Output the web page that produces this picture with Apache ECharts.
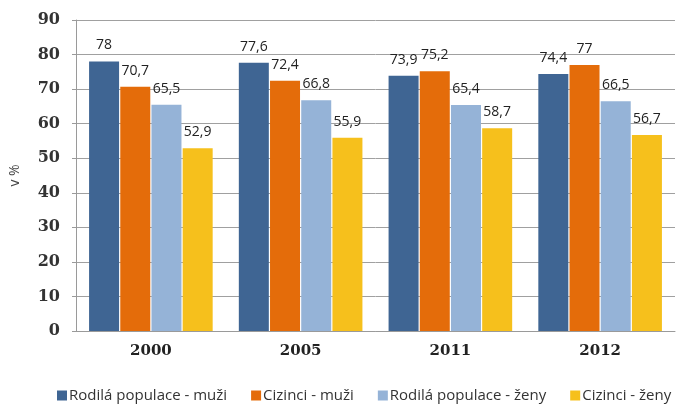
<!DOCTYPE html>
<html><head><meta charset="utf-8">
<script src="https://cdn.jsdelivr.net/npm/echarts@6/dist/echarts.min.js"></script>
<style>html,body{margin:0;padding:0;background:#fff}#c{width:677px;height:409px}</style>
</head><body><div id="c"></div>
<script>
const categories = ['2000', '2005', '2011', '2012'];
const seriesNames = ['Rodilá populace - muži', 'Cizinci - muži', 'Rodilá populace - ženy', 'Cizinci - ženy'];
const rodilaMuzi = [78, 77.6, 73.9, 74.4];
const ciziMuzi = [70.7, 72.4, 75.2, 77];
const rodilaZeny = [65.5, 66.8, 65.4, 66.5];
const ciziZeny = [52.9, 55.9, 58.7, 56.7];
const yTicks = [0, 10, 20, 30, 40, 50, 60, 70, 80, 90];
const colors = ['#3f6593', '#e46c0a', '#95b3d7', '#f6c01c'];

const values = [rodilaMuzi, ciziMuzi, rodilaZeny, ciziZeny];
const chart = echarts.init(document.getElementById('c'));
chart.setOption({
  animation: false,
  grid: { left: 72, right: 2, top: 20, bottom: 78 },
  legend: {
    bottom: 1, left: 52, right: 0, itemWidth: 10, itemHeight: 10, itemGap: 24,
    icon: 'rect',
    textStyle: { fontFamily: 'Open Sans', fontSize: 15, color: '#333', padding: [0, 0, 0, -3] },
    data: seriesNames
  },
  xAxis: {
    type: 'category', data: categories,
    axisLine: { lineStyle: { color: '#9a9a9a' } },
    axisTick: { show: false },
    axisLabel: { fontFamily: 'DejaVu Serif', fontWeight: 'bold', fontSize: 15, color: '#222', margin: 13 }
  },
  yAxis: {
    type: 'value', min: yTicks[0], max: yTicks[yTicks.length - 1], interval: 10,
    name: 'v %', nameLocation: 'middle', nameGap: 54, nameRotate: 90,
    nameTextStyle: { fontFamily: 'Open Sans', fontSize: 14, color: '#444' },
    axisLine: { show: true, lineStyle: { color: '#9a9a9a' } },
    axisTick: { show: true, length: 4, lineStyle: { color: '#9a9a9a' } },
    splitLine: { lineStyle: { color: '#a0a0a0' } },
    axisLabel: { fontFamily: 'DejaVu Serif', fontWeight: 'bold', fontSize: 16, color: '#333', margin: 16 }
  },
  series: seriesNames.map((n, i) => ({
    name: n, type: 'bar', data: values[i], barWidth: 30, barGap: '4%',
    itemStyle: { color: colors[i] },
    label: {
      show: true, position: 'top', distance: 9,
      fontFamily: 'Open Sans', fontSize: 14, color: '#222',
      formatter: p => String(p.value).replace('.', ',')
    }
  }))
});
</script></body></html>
= = = = = = =
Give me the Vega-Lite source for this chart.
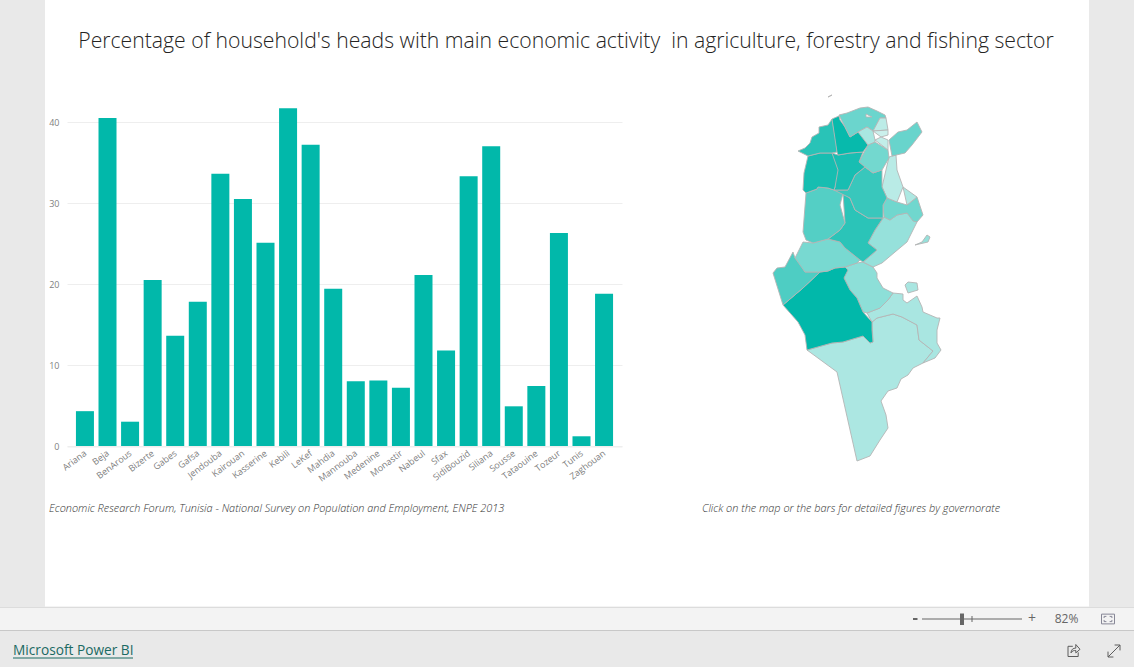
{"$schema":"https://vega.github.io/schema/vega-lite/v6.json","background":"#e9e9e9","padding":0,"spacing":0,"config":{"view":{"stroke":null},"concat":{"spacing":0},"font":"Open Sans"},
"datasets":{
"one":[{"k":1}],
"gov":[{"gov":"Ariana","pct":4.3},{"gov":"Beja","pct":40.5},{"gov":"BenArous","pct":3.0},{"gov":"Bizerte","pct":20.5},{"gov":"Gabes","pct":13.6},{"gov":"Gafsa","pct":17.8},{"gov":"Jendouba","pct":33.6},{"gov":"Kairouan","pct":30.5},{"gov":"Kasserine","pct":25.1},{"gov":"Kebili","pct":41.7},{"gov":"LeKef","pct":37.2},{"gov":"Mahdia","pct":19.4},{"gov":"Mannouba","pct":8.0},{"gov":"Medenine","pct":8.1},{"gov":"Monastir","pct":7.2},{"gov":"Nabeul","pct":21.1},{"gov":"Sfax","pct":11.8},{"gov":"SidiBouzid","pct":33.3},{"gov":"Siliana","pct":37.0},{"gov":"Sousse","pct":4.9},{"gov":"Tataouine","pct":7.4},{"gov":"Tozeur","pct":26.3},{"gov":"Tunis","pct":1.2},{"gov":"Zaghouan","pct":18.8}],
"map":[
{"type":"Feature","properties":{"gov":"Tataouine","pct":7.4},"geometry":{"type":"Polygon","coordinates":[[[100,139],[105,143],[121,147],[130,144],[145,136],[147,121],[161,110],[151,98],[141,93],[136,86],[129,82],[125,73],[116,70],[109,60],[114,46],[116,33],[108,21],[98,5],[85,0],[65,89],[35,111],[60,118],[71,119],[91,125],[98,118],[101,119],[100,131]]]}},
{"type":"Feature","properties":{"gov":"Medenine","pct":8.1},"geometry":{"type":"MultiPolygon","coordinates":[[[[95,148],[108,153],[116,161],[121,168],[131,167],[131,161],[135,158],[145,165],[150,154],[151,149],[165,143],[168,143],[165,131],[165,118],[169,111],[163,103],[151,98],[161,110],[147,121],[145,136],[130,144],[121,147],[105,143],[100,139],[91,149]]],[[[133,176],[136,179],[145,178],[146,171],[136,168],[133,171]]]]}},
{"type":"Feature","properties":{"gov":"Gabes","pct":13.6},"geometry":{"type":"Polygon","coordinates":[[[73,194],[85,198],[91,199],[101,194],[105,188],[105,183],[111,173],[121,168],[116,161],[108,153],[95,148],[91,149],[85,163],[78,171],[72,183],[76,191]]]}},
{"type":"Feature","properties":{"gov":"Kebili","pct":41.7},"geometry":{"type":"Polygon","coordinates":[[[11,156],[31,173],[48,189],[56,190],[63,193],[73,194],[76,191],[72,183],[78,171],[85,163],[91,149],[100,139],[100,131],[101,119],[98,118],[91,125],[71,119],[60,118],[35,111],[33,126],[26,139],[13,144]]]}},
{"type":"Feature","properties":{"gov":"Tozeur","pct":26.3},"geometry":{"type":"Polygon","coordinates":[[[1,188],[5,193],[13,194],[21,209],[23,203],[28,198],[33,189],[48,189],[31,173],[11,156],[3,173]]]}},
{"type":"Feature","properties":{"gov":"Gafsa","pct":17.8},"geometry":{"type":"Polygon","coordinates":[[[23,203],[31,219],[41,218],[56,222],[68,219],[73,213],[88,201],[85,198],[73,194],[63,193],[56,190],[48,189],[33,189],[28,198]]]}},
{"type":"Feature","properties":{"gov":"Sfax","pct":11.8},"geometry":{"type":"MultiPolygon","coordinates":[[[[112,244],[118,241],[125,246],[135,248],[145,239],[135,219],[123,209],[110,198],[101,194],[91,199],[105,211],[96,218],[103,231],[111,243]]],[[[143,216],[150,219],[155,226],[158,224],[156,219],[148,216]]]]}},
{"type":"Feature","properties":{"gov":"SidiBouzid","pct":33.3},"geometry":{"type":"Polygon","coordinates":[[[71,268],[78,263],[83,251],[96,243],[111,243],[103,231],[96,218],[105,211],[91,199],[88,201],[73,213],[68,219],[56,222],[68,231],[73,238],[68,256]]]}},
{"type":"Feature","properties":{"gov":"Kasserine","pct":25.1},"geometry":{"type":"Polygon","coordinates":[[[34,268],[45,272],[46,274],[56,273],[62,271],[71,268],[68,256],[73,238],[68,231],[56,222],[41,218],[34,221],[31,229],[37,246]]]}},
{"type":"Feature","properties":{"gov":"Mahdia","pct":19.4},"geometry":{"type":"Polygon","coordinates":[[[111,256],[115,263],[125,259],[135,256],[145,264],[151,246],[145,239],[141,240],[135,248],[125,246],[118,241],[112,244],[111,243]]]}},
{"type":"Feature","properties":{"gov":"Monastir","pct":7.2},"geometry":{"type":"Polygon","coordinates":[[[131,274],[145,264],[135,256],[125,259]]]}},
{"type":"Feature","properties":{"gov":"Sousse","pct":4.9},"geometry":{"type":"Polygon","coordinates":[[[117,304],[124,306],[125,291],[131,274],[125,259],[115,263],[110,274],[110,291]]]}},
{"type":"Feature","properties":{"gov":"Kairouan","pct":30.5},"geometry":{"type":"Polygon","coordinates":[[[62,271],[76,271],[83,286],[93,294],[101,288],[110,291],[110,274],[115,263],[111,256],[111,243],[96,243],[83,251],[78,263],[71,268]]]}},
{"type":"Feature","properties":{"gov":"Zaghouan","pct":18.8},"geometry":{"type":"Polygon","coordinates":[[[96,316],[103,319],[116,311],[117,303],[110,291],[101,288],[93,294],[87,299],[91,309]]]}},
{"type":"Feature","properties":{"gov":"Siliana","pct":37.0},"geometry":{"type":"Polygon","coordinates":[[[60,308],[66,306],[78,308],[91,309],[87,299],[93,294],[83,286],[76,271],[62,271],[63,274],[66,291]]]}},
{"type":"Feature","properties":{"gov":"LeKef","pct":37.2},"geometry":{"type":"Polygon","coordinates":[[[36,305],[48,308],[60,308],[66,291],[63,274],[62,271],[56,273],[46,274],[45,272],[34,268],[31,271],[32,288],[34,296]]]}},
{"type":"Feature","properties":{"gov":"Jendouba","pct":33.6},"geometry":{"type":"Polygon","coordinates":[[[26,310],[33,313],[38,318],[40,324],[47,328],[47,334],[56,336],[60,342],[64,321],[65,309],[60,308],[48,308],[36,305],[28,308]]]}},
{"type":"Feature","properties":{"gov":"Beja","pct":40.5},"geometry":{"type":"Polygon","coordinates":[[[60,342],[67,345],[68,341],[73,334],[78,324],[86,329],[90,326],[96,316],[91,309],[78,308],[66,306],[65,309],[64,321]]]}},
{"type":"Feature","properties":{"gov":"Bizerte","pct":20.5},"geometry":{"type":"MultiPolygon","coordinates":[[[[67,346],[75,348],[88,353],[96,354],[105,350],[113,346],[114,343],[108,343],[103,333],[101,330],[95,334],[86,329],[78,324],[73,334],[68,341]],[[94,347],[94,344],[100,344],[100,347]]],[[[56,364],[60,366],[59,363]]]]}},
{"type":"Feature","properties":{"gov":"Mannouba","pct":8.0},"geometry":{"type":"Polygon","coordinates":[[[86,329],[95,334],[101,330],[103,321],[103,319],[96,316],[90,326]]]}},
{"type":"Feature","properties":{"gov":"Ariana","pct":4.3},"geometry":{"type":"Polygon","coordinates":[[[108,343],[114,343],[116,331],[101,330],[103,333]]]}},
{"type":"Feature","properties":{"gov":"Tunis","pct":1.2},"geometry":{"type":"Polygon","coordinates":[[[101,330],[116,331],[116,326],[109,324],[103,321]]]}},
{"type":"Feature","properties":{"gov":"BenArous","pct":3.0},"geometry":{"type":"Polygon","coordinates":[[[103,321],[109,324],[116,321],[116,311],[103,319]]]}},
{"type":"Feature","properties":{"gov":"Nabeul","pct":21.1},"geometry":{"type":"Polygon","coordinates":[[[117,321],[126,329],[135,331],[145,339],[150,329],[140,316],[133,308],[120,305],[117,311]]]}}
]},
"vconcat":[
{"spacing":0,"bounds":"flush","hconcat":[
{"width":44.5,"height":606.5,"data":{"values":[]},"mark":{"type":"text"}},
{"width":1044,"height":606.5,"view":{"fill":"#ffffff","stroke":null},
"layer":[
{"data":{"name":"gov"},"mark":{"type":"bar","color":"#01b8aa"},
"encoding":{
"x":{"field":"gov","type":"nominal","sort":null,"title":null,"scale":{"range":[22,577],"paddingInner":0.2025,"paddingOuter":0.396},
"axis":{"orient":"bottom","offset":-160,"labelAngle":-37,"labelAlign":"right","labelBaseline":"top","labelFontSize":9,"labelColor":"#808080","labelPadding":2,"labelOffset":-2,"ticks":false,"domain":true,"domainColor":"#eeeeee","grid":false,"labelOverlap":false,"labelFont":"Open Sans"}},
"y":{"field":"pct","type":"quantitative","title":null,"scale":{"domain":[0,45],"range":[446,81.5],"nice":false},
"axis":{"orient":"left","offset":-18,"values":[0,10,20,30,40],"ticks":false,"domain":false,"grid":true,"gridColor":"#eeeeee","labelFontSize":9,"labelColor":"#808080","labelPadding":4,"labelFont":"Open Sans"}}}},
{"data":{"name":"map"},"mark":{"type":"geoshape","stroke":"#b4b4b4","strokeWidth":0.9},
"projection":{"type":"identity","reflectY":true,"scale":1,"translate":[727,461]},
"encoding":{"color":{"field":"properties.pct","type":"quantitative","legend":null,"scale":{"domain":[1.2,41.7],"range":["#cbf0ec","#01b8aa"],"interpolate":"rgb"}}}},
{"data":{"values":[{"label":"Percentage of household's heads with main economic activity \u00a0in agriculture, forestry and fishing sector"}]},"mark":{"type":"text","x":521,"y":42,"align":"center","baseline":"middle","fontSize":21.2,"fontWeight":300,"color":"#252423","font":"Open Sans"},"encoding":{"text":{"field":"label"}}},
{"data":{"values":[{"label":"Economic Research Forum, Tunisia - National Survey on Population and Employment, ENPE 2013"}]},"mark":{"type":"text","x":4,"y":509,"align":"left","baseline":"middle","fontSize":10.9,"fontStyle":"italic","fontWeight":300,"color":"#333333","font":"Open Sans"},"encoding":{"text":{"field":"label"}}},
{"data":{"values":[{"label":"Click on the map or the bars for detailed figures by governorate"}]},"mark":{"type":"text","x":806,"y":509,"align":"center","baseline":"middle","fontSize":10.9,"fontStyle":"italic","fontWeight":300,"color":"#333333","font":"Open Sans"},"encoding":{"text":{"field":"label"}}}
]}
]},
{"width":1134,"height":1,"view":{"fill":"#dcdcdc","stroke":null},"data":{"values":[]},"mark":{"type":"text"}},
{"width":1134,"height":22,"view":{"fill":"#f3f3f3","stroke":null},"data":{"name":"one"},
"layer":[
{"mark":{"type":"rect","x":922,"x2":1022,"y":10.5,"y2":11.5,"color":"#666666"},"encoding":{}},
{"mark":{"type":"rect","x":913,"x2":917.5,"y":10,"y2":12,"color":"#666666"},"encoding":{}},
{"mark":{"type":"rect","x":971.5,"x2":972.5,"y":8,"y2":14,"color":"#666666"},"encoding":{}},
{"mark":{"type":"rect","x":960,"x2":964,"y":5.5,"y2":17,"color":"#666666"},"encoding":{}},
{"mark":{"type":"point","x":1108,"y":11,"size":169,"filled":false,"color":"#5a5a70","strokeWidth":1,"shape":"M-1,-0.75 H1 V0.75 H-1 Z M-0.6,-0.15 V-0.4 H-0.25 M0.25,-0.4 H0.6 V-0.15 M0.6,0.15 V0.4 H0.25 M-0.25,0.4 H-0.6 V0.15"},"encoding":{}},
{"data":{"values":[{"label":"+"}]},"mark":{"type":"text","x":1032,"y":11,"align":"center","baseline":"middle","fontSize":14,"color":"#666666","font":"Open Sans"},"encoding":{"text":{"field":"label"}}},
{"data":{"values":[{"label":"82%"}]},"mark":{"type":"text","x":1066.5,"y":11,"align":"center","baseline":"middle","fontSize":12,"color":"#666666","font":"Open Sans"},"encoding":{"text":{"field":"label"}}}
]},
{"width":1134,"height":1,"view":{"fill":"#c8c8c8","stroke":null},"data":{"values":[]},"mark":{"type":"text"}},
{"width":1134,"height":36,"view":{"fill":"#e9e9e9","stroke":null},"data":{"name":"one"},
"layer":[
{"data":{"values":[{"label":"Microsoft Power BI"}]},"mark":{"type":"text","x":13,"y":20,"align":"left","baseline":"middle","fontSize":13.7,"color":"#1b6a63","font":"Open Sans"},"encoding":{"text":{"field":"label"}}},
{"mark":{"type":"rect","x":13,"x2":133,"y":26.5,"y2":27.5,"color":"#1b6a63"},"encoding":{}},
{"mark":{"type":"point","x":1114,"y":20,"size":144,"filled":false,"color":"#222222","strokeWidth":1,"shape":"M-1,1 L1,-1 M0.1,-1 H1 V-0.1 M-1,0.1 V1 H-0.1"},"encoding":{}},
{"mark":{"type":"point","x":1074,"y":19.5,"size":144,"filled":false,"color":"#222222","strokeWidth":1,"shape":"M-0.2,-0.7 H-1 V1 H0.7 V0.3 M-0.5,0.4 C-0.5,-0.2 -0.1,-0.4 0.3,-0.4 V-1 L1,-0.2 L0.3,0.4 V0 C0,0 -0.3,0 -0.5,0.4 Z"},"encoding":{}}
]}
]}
= = = = = = =
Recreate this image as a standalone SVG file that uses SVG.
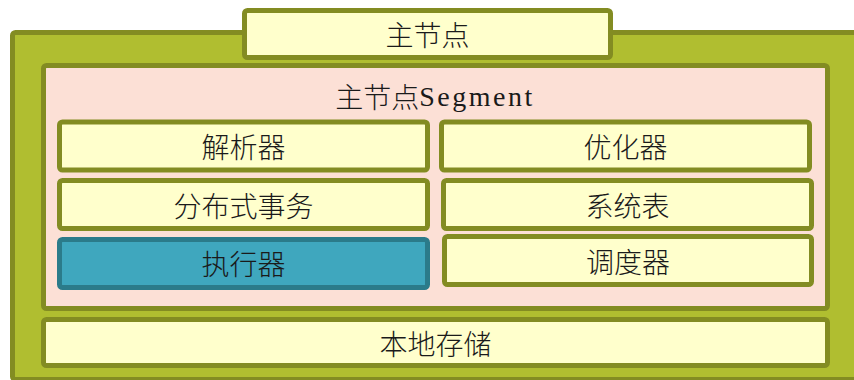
= = = = = = =
◆ WHAT YOU ARE ASKED TO DO: Using the listing above, repeat word for word each line from the one with "Output the web" down to the one with "const colors = ['#3f6593', '#e46c0a', '#95b3d7', '#f6c01c'];", both included. Omit all pictures.

◆ RIGHT ANSWER:
Output the web page that produces this picture with Apache ECharts.
<!DOCTYPE html>
<html><head><meta charset="utf-8">
<script src="https://cdn.jsdelivr.net/npm/echarts@6/dist/echarts.min.js"></script>
<style>html,body{margin:0;padding:0;background:#fff}#c{width:677px;height:409px}</style>
</head><body><div id="c"></div>
<script>
const categories = ['2000', '2005', '2011', '2012'];
const seriesNames = ['Rodilá populace - muži', 'Cizinci - muži', 'Rodilá populace - ženy', 'Cizinci - ženy'];
const rodilaMuzi = [78, 77.6, 73.9, 74.4];
const ciziMuzi = [70.7, 72.4, 75.2, 77];
const rodilaZeny = [65.5, 66.8, 65.4, 66.5];
const ciziZeny = [52.9, 55.9, 58.7, 56.7];
const yTicks = [0, 10, 20, 30, 40, 50, 60, 70, 80, 90];
const colors = ['#3f6593', '#e46c0a', '#95b3d7', '#f6c01c'];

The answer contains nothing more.